L’utilité d’une convergence
Bien entendu, le constat de l’existence de mécaniques communes au spécisme et au patriarcat ne signifie pas qu’il faille nier pour autant la spécificité de chacune de ces dominations. Il ne s’agit pas de tomber dans l’écueil de la dissolution de l’une dans l’autre. En revanche, la mise en évidence des structures analogues qui les articulent permet de franchir un nouveau pas non négligeable dans les pensées féministes comme antispécistes.
La question de l’animalisation des femmes est un thème fréquemment souligné et dénoncé par les féministes, mais son caractère spéciste – le fait d’être comparé-e à un animal étant généralement dégradant – n’est que très peu évoqué. Quand il l’est, c’est souvent très vite remis en question, sous prétexte que la souffrance animale serait moins importante ou que les animaux n’en auraient que faire d’être utilisés comme insultes. Pourtant, au-delà de la question de la hiérarchisation des souffrances ou de la préoccupation des animaux quant à l’image que les humains véhiculent d’eux (ce dernier point n’ayant en effet que peu d’intérêt), le fait de refuser l’animalisation des femmes sans remettre en question l’armature spéciste qui la sous-tend revient à valider, voire à renforcer, l’un des critères et des outils fondamentaux sur lesquels s’articule l’oppression.

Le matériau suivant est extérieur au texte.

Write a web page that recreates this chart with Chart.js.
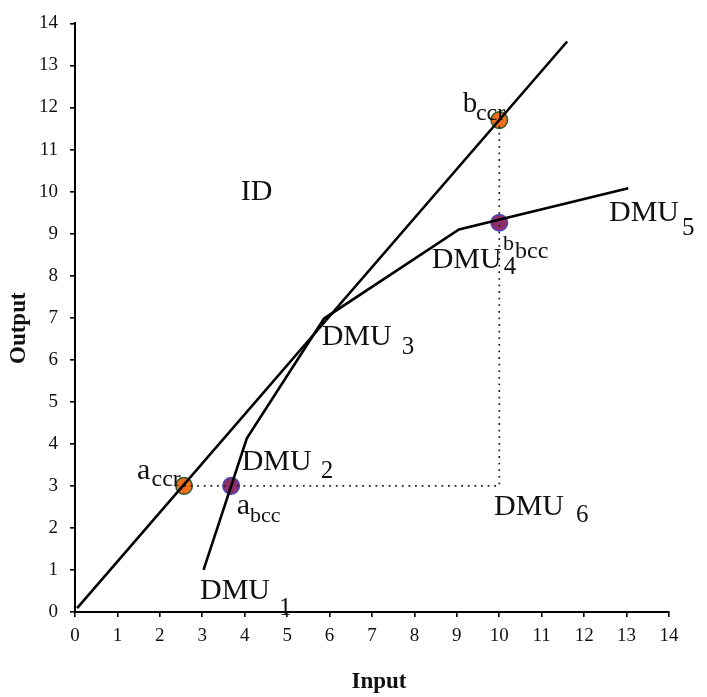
<!DOCTYPE html>
<html>
<head>
<meta charset="utf-8">
<script src="https://cdn.jsdelivr.net/npm/chart.js@4"></script>
<style>
  html, body { margin: 0; padding: 0; background: #fff; }
  #c { display: block; }
</style>
</head>
<body>
<canvas id="c" width="707" height="697"></canvas>
<script>
// ---------- data ----------
const tickValues = [0,1,2,3,4,5,6,7,8,9,10,11,12,13,14];
// CCR frontier (constant returns to scale ray)
const ccrLineX = [0.05, 11.6];
const ccrLineY = [0.09, 13.57];
// BCC frontier through DMU1..DMU5
const frontierNames = ['DMU1','DMU2','DMU3','DMU4','DMU5'];
const frontierX = [3.03, 4.05, 5.87, 9.05, 13.04];
const frontierY = [1.00, 4.13, 6.98, 9.10, 10.08];
// projection path of DMU6 (dotted)
const projX = [2.57, 10.0, 10.0];
const projY = [3.0, 3.0, 11.7];
// CCR projections a_ccr, b_ccr
const ccrPtsX = [2.57, 10.0];
const ccrPtsY = [3.0, 11.7];
// BCC projections a_bcc, b_bcc
const bccPtsX = [3.68, 10.0];
const bccPtsY = [3.0, 9.26];

const pts = (xs, ys) => xs.map((x, i) => ({x: x, y: ys[i]}));

// ---------- annotations (anchor in data units, offsets in px) ----------
const SERIF = '"Liberation Serif", "Times New Roman", serif';
const annotations = [
  {main: 'ID', x: 3.905, y: 9.79, size: 30},
  {main: 'DMU', sub: '1', x: 2.946, y: 0.313, size: 30, subSize: 25, dx: 79, dy: 16.5},
  {main: 'DMU', sub: '2', x: 3.929, y: 3.379, size: 30, subSize: 25, dx: 79, dy: 7.7},
  {main: 'DMU', sub: '3', x: 5.814, y: 6.341, size: 30, subSize: 25, dx: 80, dy: 8.6},
  {main: 'DMU', sub: '4', x: 8.407, y: 8.189, size: 30, subSize: 25, dx: 72, dy: 6.6},
  {main: 'DMU', sub: '5', x: 12.585, y: 9.305, size: 30, subSize: 25, dx: 73, dy: 14},
  {main: 'DMU', sub: '6', x: 9.875, y: 2.302, size: 30, subSize: 25, dx: 82, dy: 6.7},
  {main: 'a', sub: 'ccr', x: 1.461, y: 3.158, size: 30, subSize: 24, dx: 14.5, dy: 6.3},
  {main: 'a', sub: 'bcc', x: 3.811, y: 2.34, size: 30, subSize: 22, dx: 13.3, dy: 8.3},
  {main: 'b', sub: 'ccr', x: 9.137, y: 11.902, size: 29, subSize: 24, dx: 13.3, dy: 8.7},
  {main: 'b', sub: 'bcc', x: 10.087, y: 8.62, size: 22, subSize: 24, dx: 12, dy: 8.4}
];

const labelPlugin = {
  id: 'labels',
  afterDraw(chart) {
    const ctx = chart.ctx;
    const xs = chart.scales.x, ys = chart.scales.y;
    const area = chart.chartArea;
    ctx.save();
    ctx.fillStyle = '#111';
    ctx.textAlign = 'left';
    ctx.textBaseline = 'alphabetic';
    annotations.forEach(a => {
      const px = xs.getPixelForValue(a.x);
      const py = ys.getPixelForValue(a.y);
      ctx.font = a.size + 'px ' + SERIF;
      ctx.fillText(a.main, px, py);
      if (a.sub) {
        ctx.font = a.subSize + 'px ' + SERIF;
        ctx.fillText(a.sub, px + a.dx, py + a.dy);
      }
    });
    // axis titles
    ctx.font = 'bold 23px ' + SERIF;
    ctx.textAlign = 'center';
    ctx.fillText('Input', xs.getPixelForValue(7.165), area.bottom + 76);
    ctx.translate(area.left - 50, ys.getPixelForValue(6.75));
    ctx.rotate(-Math.PI / 2);
    ctx.fillText('Output', 0, 0);
    ctx.restore();
  }
};

const tickFont = {family: SERIF, size: 19};

new Chart(document.getElementById('c'), {
  type: 'scatter',
  data: {
    datasets: [
      {
        label: 'CCR',
        data: pts(ccrLineX, ccrLineY),
        showLine: true, borderColor: '#000', borderWidth: 2.6,
        pointRadius: 0, tension: 0, order: 0
      },
      {
        label: 'BCC',
        data: pts(frontierX, frontierY),
        showLine: true, borderColor: '#000', borderWidth: 2.6,
        pointRadius: 0, tension: 0, order: 0
      },
      {
        label: 'projection',
        data: pts(projX, projY),
        showLine: true, borderColor: '#222', borderWidth: 1.7,
        borderDash: [1.8, 4.8], pointRadius: 0, tension: 0, order: 1
      },
      {
        label: 'ccr points',
        data: pts(ccrPtsX, ccrPtsY),
        showLine: false, pointRadius: 8.3, pointBorderWidth: 1.5,
        pointBackgroundColor: '#EF6E1E', pointBorderColor: '#2A5A24', order: 2
      },
      {
        label: 'bcc points',
        data: pts(bccPtsX, bccPtsY),
        showLine: false, pointRadius: 8.3, pointBorderWidth: 1.5,
        pointBackgroundColor: '#8E2F6C', pointBorderColor: '#4848B4', order: 2
      }
    ]
  },
  options: {
    responsive: false,
    animation: false,
    devicePixelRatio: 1,
    layout: {padding: {top: 13, right: 38, bottom: 0, left: 0}},
    plugins: {legend: {display: false}, tooltip: {enabled: false}},
    scales: {
      x: {
        type: 'linear', min: tickValues[0], max: tickValues[tickValues.length - 1],
        afterFit(s) { s.height = 85; },
        afterBuildTicks(s) { s.ticks = tickValues.map(v => ({value: v})); },
        ticks: {stepSize: 1, autoSkip: false, maxRotation: 0, color: '#111', font: tickFont, padding: 8},
        grid: {drawOnChartArea: false, drawTicks: true, tickLength: 5, color: '#000', lineWidth: 1.6},
        border: {display: true, color: '#000', width: 2}
      },
      y: {
        type: 'linear', min: tickValues[0], max: tickValues[tickValues.length - 1],
        afterFit(s) { s.width = 75; },
        afterBuildTicks(s) { s.ticks = tickValues.map(v => ({value: v})); },
        ticks: {stepSize: 1, autoSkip: false, color: '#111', font: tickFont, padding: 12},
        grid: {drawOnChartArea: false, drawTicks: true, tickLength: 5, color: '#000', lineWidth: 1.6},
        border: {display: true, color: '#000', width: 2}
      }
    }
  },
  plugins: [labelPlugin]
});
</script>
</body>
</html>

La lutte féministe est-elle vouée à simplement vouloir hisser le statut social des femmes à celui des hommes sans remettre en question les critères sur lesquels s’opèrent leur discrimination, plutôt que de chercher à détruire les racines mêmes des inégalités ? Un croisement des grilles de lecture féministes et antispécistes présente sans doute l’un des moyens de dépasser ce but illusoire du féminisme, celui qui voit la libération des personnes sexisées (c’est-à-dire subissant le sexisme, ce qui inclut en plus des femmes, les hommes transgenres, les personnes non-binaires, etc.) dans l’alignement de leur condition sur celle de leurs dominants. La lutte antispéciste quant à elle ne peut faire abstraction du féminisme : refuser les inégalités entre les espèces suppose nécessairement de refuser celles à l’intérieur d’une même espèce. Ainsi, la convergence du féminisme et de l’antispécisme semble ouvrir la voie à un nouveau degré de radicalité. Combattre une domination particulière nécessite de s’allier aux autres luttes : les différents systèmes d’oppressions s’alimentent et se renforcent les uns les autres. Ajoutons à cela que l’établissement d’un rapport plus sain aux animaux, qui à terme serait dénué de domination, améliorerait sans aucun doute les rapports interhumains : les animaux favorisent le développement de l’empathie chez les enfants, peuvent contribuer à réduire le stress, etc. Si nos luttes sociales cherchent à tendre vers la mise en place d’une société fondée sur l’empathie plutôt que sur la domination, nous ne pouvons plus faire l’impasse sur le spécisme. Ou bien on détruit la domination partout, en comprenant sa structure globale autant que ses formes particulières, ou on ne la détruit nulle part.